Au travers de la Pâqueline se profilent les réalités de la vie quotidienne du petit peuple de Paris et des campagnes à la fin du XVIIIe siècle, en particulier celui des femmes les moins favorisées, prostituées, servantes ou orphelines. L’on retrouve avec plaisir l’érudition de l’auteur, qui sait distiller les menus détails de la vie de l’époque dans une restitution toujours surprenante, souvent choquante et repoussante, tant elle accumule de sordide et d’horrible dans l’ordinaire misérable qui prévaut alors dans les basses couches de la société. Nombreux sont les passages qui plissent le nez du lecteur de dégoût incrédule, notamment en ce qui concerne les ahurissantes utilisations de matières humaines, le terrifiant manque d’hygiène et les crasses ignorances médicales.
Dans la même veine que L’Embaumeur, La Pâqueline m’a sensiblement moins séduite. Peut-être parce que l’effet de surprise s’y est mué chez moi en une diffuse sensation de réchauffé, et surtout à cause des éléments beaucoup plus burlesques de ce second ouvrage qui donne parfois l'impression d'une surenchère au détail écoeurant. Cette suite n’en demeure pas moins un excellent roman, original et documenté, bien écrit et agréable à lire, dans un genre inclassable qui vaut le détour. (4/5)
Citations :
Pourrait-il croire, ce cher fils, que, durant mon enfance, je ne connaissais pas les serviettes de toilette ? J’utilisais un frottoir en peau de bête, afin de gratter mes bras et faire tomber ma crasse en petites boulettes oblongues. Après quoi, je changeais de chemise et me coulais dans l’une de mes deux robes. Ce qui dépassait de mes vêtements pouvait être passé à l’eau : mes mains, mon visage et mes pieds. Je ne me lavais jamais les cheveux, on m’avait affirmé que cela risquait de me rendre chauve. Ma mère enduisait mes boucles d’une “cire d’Espagne” dont les effluves de jonquille et de cannelle embaumaient la maison.
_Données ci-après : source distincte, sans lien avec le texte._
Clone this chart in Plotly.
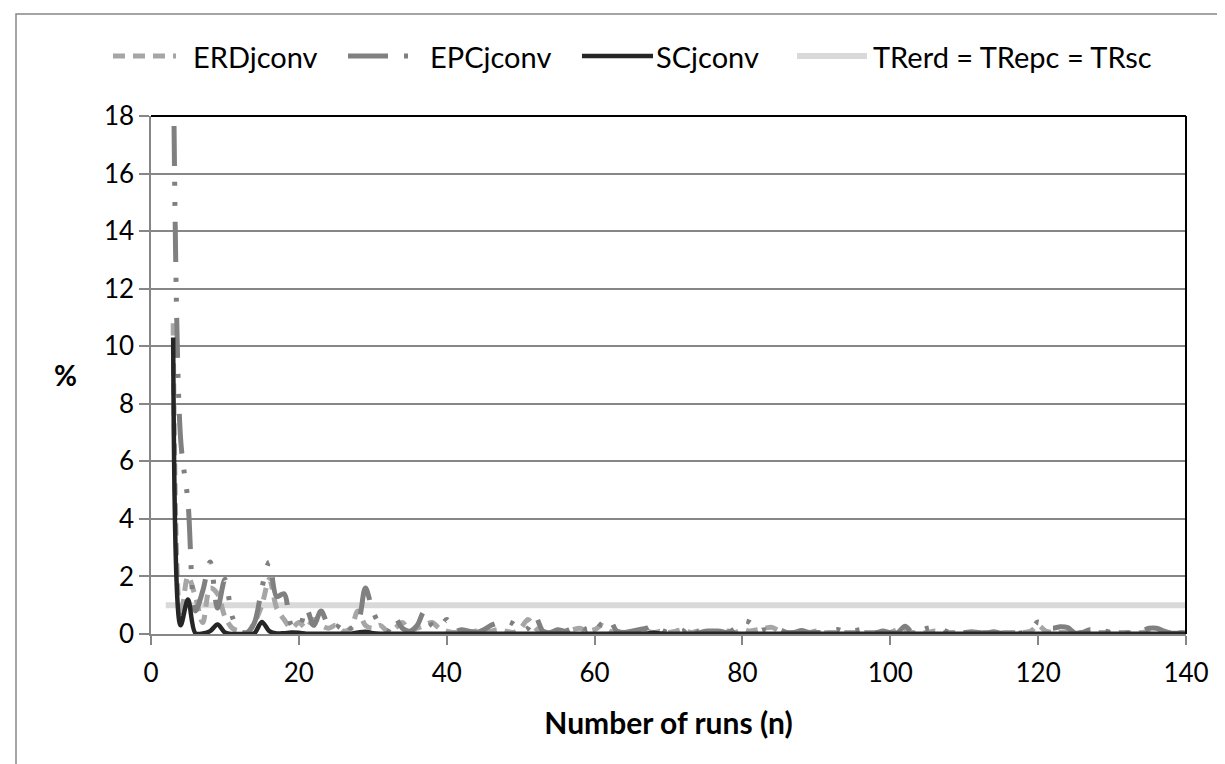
import plotly.graph_objects as go

# ---------------- data ----------------
runs = list(range(3, 141))
tr_runs = [2, 140]
tr_values = [1.0, 1.0]

erd_values = [
    10.8, 0.6, 2.0, 1.3, 0.4, 1.6, 1.4, 0.6, 0.2, 0.1,      # 3-12
    0.05, 0.4, 1.0, 1.9, 0.9, 0.5, 0.2, 0.4, 0.2, 0.5,      # 13-22
    0.3, 0.2, 0.3, 0.1, 0.2, 0.8, 0.3, 0.2, 0.3, 0.1,       # 23-32
    0.2, 0.4, 0.1, 0.2, 0.3, 0.4, 0.2, 0.1, 0.05, 0.1,      # 33-42
    0.05, 0.1, 0.05, 0.1, 0.15, 0.1, 0.05, 0.2, 0.5, 0.2,   # 43-52
    0.05, 0.1, 0.05, 0.1, 0.15, 0.2, 0.1, 0.15, 0.3, 0.1,   # 53-62
    0.05, 0.1, 0.05, 0.05, 0.1, 0.05, 0.1, 0.05, 0.1, 0.15, # 63-72
    0.05, 0.1, 0.05, 0.05, 0.05, 0.1, 0.05, 0.15, 0.1, 0.15,# 73-82
    0.2, 0.23, 0.1, 0.05, 0.05, 0.05, 0.05, 0.1, 0.05, 0.05,# 83-92
    0.05, 0.05, 0.05, 0.05, 0.05, 0.05, 0.05, 0.05, 0.15, 0.1, # 93-102
    0.05, 0.05, 0.05, 0.1, 0.05, 0.05, 0.05, 0.05, 0.05, 0.05, # 103-112
    0.05, 0.05, 0.05, 0.05, 0.05, 0.05, 0.1, 0.3, 0.1, 0.05,   # 113-122
    0.05, 0.05, 0.05, 0.05, 0.05, 0.05, 0.05, 0.05, 0.05, 0.05, # 123-132
    0.05, 0.05, 0.1, 0.05, 0.05, 0.05, 0.05, 0.05,             # 133-140
]

epc_values = [
    21.0, 6.8, 4.6, 0.8, 1.5, 2.5, 0.9, 1.9, 0.6, 0.1,       # 3-12
    0.05, 0.4, 1.6, 2.5, 1.3, 1.4, 0.3, 0.2, 0.9, 0.3,       # 13-22
    0.8, 0.3, 0.2, 0.5, 0.2, 0.4, 1.6, 0.8, 0.3, 0.1,        # 23-32
    0.55, 0.2, 0.1, 0.3, 0.8, 0.3, 0.2, 0.5, 0.1, 0.15,      # 33-42
    0.1, 0.05, 0.15, 0.3, 0.4, 0.45, 0.35, 0.1, 0.2, 0.6,    # 43-52
    0.1, 0.05, 0.15, 0.1, 0.2, 0.3, 0.15, 0.45, 0.3, 0.5,    # 53-62
    0.1, 0.05, 0.1, 0.15, 0.2, 0.3, 0.15, 0.05, 0.1, 0.1,    # 63-72
    0.35, 0.05, 0.1, 0.1, 0.1, 0.05, 0.2, 0.45, 0.4, 0.1,    # 73-82
    0.15, 0.1, 0.15, 0.05, 0.05, 0.12, 0.05, 0.05, 0.05, 0.12, # 83-92
    0.15, 0.05, 0.1, 0.15, 0.15, 0.05, 0.1, 0.05, 0.05, 0.27,  # 93-102
    0.05, 0.1, 0.2, 0.23, 0.15, 0.05, 0.05, 0.05, 0.08, 0.05,  # 103-112
    0.03, 0.08, 0.03, 0.12, 0.03, 0.05, 0.15, 0.42, 0.25, 0.2, # 113-122
    0.25, 0.22, 0.03, 0.05, 0.15, 0.05, 0.1, 0.05, 0.05, 0.03, # 123-132
    0.05, 0.1, 0.2, 0.2, 0.1, 0.03, 0.03, 0.02,                # 133-140
]

sc_values = [
    10.3, 0.3, 1.2, 0.03, 0.02, 0.1, 0.33, 0.05, 0.0, 0.0,   # 3-12
    0.0, 0.03, 0.42, 0.1, 0.02, 0.03, 0.05, 0.04, 0.01, 0.01, # 13-22
    0.01, 0.01, 0.01, 0.01, 0.01, 0.05, 0.08, 0.03, 0.01, 0.01, # 23-32
    0.01, 0.01, 0.01, 0.01, 0.01, 0.01, 0.01, 0.01, 0.01, 0.01, # 33-42
    0.01, 0.01, 0.01, 0.01, 0.01, 0.01, 0.01, 0.01, 0.01, 0.01, # 43-52
    0.01, 0.01, 0.01, 0.01, 0.01, 0.01, 0.01, 0.01, 0.01, 0.01, # 53-62
    0.01, 0.01, 0.01, 0.01, 0.02, 0.04, 0.02, 0.01, 0.01, 0.01, # 63-72
    0.01, 0.01, 0.01, 0.01, 0.01, 0.01, 0.01, 0.01, 0.01, 0.01, # 73-82
    0.01, 0.01, 0.01, 0.01, 0.01, 0.01, 0.01, 0.01, 0.01, 0.01, # 83-92
    0.01, 0.01, 0.01, 0.01, 0.01, 0.01, 0.01, 0.01, 0.01, 0.01, # 93-102
    0.01, 0.01, 0.01, 0.01, 0.01, 0.01, 0.01, 0.01, 0.01, 0.01, # 103-112
    0.01, 0.01, 0.01, 0.01, 0.01, 0.01, 0.01, 0.01, 0.01, 0.01, # 113-122
    0.01, 0.01, 0.01, 0.01, 0.01, 0.01, 0.01, 0.01, 0.01, 0.01, # 123-132
    0.01, 0.01, 0.01, 0.01, 0.01, 0.01, 0.01, 0.01,             # 133-140
]

series_names = ["ERDjconv", "EPCjconv", "SCjconv", "TRerd = TRepc = TRsc"]
x_ticks = [0, 20, 40, 60, 80, 100, 120, 140]
y_ticks = [0, 2, 4, 6, 8, 10, 12, 14, 16, 18]

# ---------------- styles ----------------
W, H = 1225, 764
L, R, T, B = 143, 47, 108, 138
PW, PH = W - L - R, H - T - B
FONT = "Lato"
GRID = "#868686"

C_ERD, C_EPC, C_SC, C_TR = "#a6a6a6", "#808080", "#262626", "#d9d9d9"
D_ERD = "12px,8px"
D_EPC = "40px,16px,4px,16px,4px,16px"


def px_x(p):
    return (p - L) / PW


def px_y(p):
    return (H - B - p) / PH


fig = go.Figure()

fig.add_trace(go.Scatter(x=tr_runs, y=tr_values, mode="lines", name=series_names[3],
                         line=dict(color=C_TR, width=6), showlegend=False))
fig.add_trace(go.Scatter(x=runs, y=erd_values, mode="lines", name=series_names[0],
                         line=dict(color=C_ERD, width=5, dash=D_ERD, shape="spline", smoothing=0.9),
                         showlegend=False))
fig.add_trace(go.Scatter(x=runs, y=epc_values, mode="lines", name=series_names[1],
                         line=dict(color=C_EPC, width=5, dash=D_EPC, shape="spline", smoothing=0.9),
                         showlegend=False))
fig.add_trace(go.Scatter(x=runs, y=sc_values, mode="lines", name=series_names[2],
                         line=dict(color=C_SC, width=4.5, shape="spline", smoothing=0.9),
                         showlegend=False))

shapes = []
# outer chart border
shapes.append(dict(type="rect", xref="paper", yref="paper",
                   x0=px_x(8), x1=px_x(1240), y0=px_y(780), y1=px_y(6),
                   line=dict(color=GRID, width=1.5), fillcolor="rgba(0,0,0,0)", layer="below"))
# black top and right plot border
shapes.append(dict(type="line", xref="paper", yref="paper", x0=0, x1=1, y0=1, y1=1,
                   line=dict(color="#000000", width=2), layer="above"))
shapes.append(dict(type="line", xref="paper", yref="paper", x0=1, x1=1, y0=0, y1=1,
                   line=dict(color="#000000", width=2), layer="above"))

# manual legend
leg_y = px_y(48)
leg_items = [
    (105, 168, 183, C_ERD, 5, D_ERD),
    (340, 410, 420, C_EPC, 5, D_EPC),
    (574, 645, 646, C_SC, 4.5, "solid"),
    (789, 859, 863, C_TR, 6, "solid"),
]
annotations = []
for (sx0, sx1, tx, col, wd, ds), name in zip(leg_items, series_names):
    shapes.append(dict(type="line", xref="paper", yref="paper",
                       x0=px_x(sx0), x1=px_x(sx1), y0=leg_y, y1=leg_y,
                       line=dict(color=col, width=wd, dash=ds)))
    annotations.append(dict(xref="paper", yref="paper", x=px_x(tx), y=leg_y,
                            xanchor="left", yanchor="middle", showarrow=False,
                            text=name, font=dict(family=FONT, size=29, color="#000000")))

annotations.append(dict(xref="paper", yref="paper", x=px_x(57), y=0.5,
                        xanchor="center", yanchor="middle", showarrow=False,
                        text="<b>%</b>", font=dict(family=FONT, size=28, color="#000000")))

fig.update_layout(
    width=W, height=H, autosize=False,
    margin=dict(l=L, r=R, t=T, b=B, pad=0),
    paper_bgcolor="white", plot_bgcolor="white",
    font=dict(family=FONT, size=26, color="#000000"),
    shapes=shapes, annotations=annotations,
    xaxis=dict(range=[0, 140], tickvals=x_ticks, ticktext=[str(v) for v in x_ticks],
               showgrid=False, zeroline=False, showline=True, linecolor=GRID, linewidth=1.5,
               ticks="outside", ticklen=9, tickcolor=GRID, tickwidth=1.5,
               ticklabelstandoff=6,
               tickfont=dict(family=FONT, size=26, color="#000000"),
               title=dict(text="<b>Number of runs (n)</b>", standoff=26,
                          font=dict(family=FONT, size=30, color="#000000"))),
    yaxis=dict(range=[0, 18], tickvals=y_ticks, ticktext=[str(v) for v in y_ticks],
               showgrid=True, gridcolor=GRID, gridwidth=1.5, zeroline=False,
               showline=True, linecolor=GRID, linewidth=1.5,
               ticks="outside", ticklen=10, tickcolor=GRID, tickwidth=1.5,
               tickfont=dict(family=FONT, size=26, color="#000000")),
)

fig.write_html("out.html")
Je garde en mémoire le souvenir d’une énorme cargaison de Noirs que l’armateur se lamentait d’avoir perdue, ces gens capturés et enchaînés étaient morts les uns après les autres durant la traversée. La saleté avait causé une épidémie de fièvre dont les passagers avaient tous souffert, sans que nul n’ait pu les en guérir. Sur les cinq cents Noirs que le capitaine se vantait d’avoir entassés dans les cales du navire, il n’en restait que vingt-trois, dont la santé semblait chancelante.
– Allez-vous en acheter un, Monsieur Delamarre ?
– Ici, on ne les paie pas en argent, répondit-il. On les échange contre des marchandises plus onéreuses. Je doute que mes plantes médicinales intéressent cet armateur…
– Et que deviennent ces gens, une fois qu’ils ont été choisis par quelqu’un ?
– Ils sont utilisés comme domestiques, mais ils ne sont pas payés. C’est un comportement que je réprouve, même si Voltaire lui-même n’y voit rien de mal. D’ailleurs on raconte qu’il a investi une petite fortune dans un navire négrier ; je t’avoue que, après avoir lu son majestueux Traité sur la tolérance, je ne comprends plus les raisonnements de ce grand esprit.